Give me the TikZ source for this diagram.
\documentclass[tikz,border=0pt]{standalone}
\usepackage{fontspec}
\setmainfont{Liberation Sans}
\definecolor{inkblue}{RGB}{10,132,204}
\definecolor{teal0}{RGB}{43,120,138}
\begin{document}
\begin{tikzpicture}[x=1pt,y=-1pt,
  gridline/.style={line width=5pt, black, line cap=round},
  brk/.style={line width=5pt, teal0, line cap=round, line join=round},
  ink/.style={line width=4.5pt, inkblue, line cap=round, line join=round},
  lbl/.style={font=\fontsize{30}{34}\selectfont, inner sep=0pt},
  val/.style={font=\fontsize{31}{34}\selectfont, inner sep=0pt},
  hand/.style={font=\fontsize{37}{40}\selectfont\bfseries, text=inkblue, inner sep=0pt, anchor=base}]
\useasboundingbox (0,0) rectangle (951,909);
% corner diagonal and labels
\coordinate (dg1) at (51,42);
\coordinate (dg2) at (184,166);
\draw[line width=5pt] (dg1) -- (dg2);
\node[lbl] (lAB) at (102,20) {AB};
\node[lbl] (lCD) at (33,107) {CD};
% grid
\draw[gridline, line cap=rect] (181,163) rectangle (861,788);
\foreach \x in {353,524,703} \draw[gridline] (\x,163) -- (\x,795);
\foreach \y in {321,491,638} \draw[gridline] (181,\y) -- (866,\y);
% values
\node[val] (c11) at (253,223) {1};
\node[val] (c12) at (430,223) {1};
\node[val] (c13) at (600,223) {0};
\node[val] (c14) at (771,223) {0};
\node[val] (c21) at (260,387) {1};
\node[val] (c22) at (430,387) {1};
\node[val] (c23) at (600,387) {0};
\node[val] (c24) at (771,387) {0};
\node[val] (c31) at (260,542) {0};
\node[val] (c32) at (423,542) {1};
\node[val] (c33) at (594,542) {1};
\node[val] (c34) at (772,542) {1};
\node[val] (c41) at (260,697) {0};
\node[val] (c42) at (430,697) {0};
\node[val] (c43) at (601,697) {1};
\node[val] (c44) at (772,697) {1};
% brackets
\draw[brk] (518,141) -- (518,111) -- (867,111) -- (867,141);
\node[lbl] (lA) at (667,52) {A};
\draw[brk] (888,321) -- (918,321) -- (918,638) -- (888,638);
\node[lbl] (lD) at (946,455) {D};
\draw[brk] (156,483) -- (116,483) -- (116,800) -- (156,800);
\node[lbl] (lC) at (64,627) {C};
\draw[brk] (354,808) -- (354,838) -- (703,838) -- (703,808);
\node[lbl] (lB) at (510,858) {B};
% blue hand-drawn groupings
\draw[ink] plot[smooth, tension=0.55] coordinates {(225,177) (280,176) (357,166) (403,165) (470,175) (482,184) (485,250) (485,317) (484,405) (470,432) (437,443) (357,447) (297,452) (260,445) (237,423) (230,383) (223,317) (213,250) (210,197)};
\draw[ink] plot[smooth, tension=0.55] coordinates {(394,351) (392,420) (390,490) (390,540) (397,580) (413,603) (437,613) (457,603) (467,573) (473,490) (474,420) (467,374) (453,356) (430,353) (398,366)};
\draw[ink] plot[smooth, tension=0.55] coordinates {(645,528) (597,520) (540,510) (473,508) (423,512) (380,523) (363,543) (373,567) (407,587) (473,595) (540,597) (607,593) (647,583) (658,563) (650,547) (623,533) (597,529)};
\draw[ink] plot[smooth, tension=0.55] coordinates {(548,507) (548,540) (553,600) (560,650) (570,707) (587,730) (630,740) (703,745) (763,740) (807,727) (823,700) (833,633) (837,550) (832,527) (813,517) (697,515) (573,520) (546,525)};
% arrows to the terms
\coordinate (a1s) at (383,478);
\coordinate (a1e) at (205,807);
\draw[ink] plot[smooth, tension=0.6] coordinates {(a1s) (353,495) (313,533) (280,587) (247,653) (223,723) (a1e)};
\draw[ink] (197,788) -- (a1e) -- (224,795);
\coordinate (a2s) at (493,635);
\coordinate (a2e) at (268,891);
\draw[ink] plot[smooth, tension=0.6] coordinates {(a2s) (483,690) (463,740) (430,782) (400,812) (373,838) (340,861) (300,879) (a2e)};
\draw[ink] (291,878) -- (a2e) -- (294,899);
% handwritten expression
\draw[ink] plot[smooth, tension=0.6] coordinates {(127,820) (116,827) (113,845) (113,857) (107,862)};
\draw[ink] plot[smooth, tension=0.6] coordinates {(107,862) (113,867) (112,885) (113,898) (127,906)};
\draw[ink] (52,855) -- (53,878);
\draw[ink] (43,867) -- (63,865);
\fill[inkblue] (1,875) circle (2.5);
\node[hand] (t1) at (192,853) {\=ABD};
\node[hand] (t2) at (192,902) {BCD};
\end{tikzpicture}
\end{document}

⁂

• [WHAT YOU HAVE TO DO]: Give an exact repetition of all the material.

• [CORRECT RESULT]:
Give me the TikZ source for this diagram.
\documentclass[tikz,border=0pt]{standalone}
\usepackage{fontspec}
\setmainfont{Liberation Sans}
\definecolor{inkblue}{RGB}{10,132,204}
\definecolor{teal0}{RGB}{43,120,138}
\begin{document}
\begin{tikzpicture}[x=1pt,y=-1pt,
  gridline/.style={line width=5pt, black, line cap=round},
  brk/.style={line width=5pt, teal0, line cap=round, line join=round},
  ink/.style={line width=4.5pt, inkblue, line cap=round, line join=round},
  lbl/.style={font=\fontsize{30}{34}\selectfont, inner sep=0pt},
  val/.style={font=\fontsize{31}{34}\selectfont, inner sep=0pt},
  hand/.style={font=\fontsize{37}{40}\selectfont\bfseries, text=inkblue, inner sep=0pt, anchor=base}]
\useasboundingbox (0,0) rectangle (951,909);
% corner diagonal and labels
\coordinate (dg1) at (51,42);
\coordinate (dg2) at (184,166);
\draw[line width=5pt] (dg1) -- (dg2);
\node[lbl] (lAB) at (102,20) {AB};
\node[lbl] (lCD) at (33,107) {CD};
% grid
\draw[gridline, line cap=rect] (181,163) rectangle (861,788);
\foreach \x in {353,524,703} \draw[gridline] (\x,163) -- (\x,795);
\foreach \y in {321,491,638} \draw[gridline] (181,\y) -- (866,\y);
% values
\node[val] (c11) at (253,223) {1};
\node[val] (c12) at (430,223) {1};
\node[val] (c13) at (600,223) {0};
\node[val] (c14) at (771,223) {0};
\node[val] (c21) at (260,387) {1};
\node[val] (c22) at (430,387) {1};
\node[val] (c23) at (600,387) {0};
\node[val] (c24) at (771,387) {0};
\node[val] (c31) at (260,542) {0};
\node[val] (c32) at (423,542) {1};
\node[val] (c33) at (594,542) {1};
\node[val] (c34) at (772,542) {1};
\node[val] (c41) at (260,697) {0};
\node[val] (c42) at (430,697) {0};
\node[val] (c43) at (601,697) {1};
\node[val] (c44) at (772,697) {1};
% brackets
\draw[brk] (518,141) -- (518,111) -- (867,111) -- (867,141);
\node[lbl] (lA) at (667,52) {A};
\draw[brk] (888,321) -- (918,321) -- (918,638) -- (888,638);
\node[lbl] (lD) at (946,455) {D};
\draw[brk] (156,483) -- (116,483) -- (116,800) -- (156,800);
\node[lbl] (lC) at (64,627) {C};
\draw[brk] (354,808) -- (354,838) -- (703,838) -- (703,808);
\node[lbl] (lB) at (510,858) {B};
% blue hand-drawn groupings
\draw[ink] plot[smooth, tension=0.55] coordinates {(225,177) (280,176) (357,166) (403,165) (470,175) (482,184) (485,250) (485,317) (484,405) (470,432) (437,443) (357,447) (297,452) (260,445) (237,423) (230,383) (223,317) (213,250) (210,197)};
\draw[ink] plot[smooth, tension=0.55] coordinates {(394,351) (392,420) (390,490) (390,540) (397,580) (413,603) (437,613) (457,603) (467,573) (473,490) (474,420) (467,374) (453,356) (430,353) (398,366)};
\draw[ink] plot[smooth, tension=0.55] coordinates {(645,528) (597,520) (540,510) (473,508) (423,512) (380,523) (363,543) (373,567) (407,587) (473,595) (540,597) (607,593) (647,583) (658,563) (650,547) (623,533) (597,529)};
\draw[ink] plot[smooth, tension=0.55] coordinates {(548,507) (548,540) (553,600) (560,650) (570,707) (587,730) (630,740) (703,745) (763,740) (807,727) (823,700) (833,633) (837,550) (832,527) (813,517) (697,515) (573,520) (546,525)};
% arrows to the terms
\coordinate (a1s) at (383,478);
\coordinate (a1e) at (205,807);
\draw[ink] plot[smooth, tension=0.6] coordinates {(a1s) (353,495) (313,533) (280,587) (247,653) (223,723) (a1e)};
\draw[ink] (197,788) -- (a1e) -- (224,795);
\coordinate (a2s) at (493,635);
\coordinate (a2e) at (268,891);
\draw[ink] plot[smooth, tension=0.6] coordinates {(a2s) (483,690) (463,740) (430,782) (400,812) (373,838) (340,861) (300,879) (a2e)};
\draw[ink] (291,878) -- (a2e) -- (294,899);
% handwritten expression
\draw[ink] plot[smooth, tension=0.6] coordinates {(127,820) (116,827) (113,845) (113,857) (107,862)};
\draw[ink] plot[smooth, tension=0.6] coordinates {(107,862) (113,867) (112,885) (113,898) (127,906)};
\draw[ink] (52,855) -- (53,878);
\draw[ink] (43,867) -- (63,865);
\fill[inkblue] (1,875) circle (2.5);
\node[hand] (t1) at (192,853) {\=ABD};
\node[hand] (t2) at (192,902) {BCD};
\end{tikzpicture}
\end{document}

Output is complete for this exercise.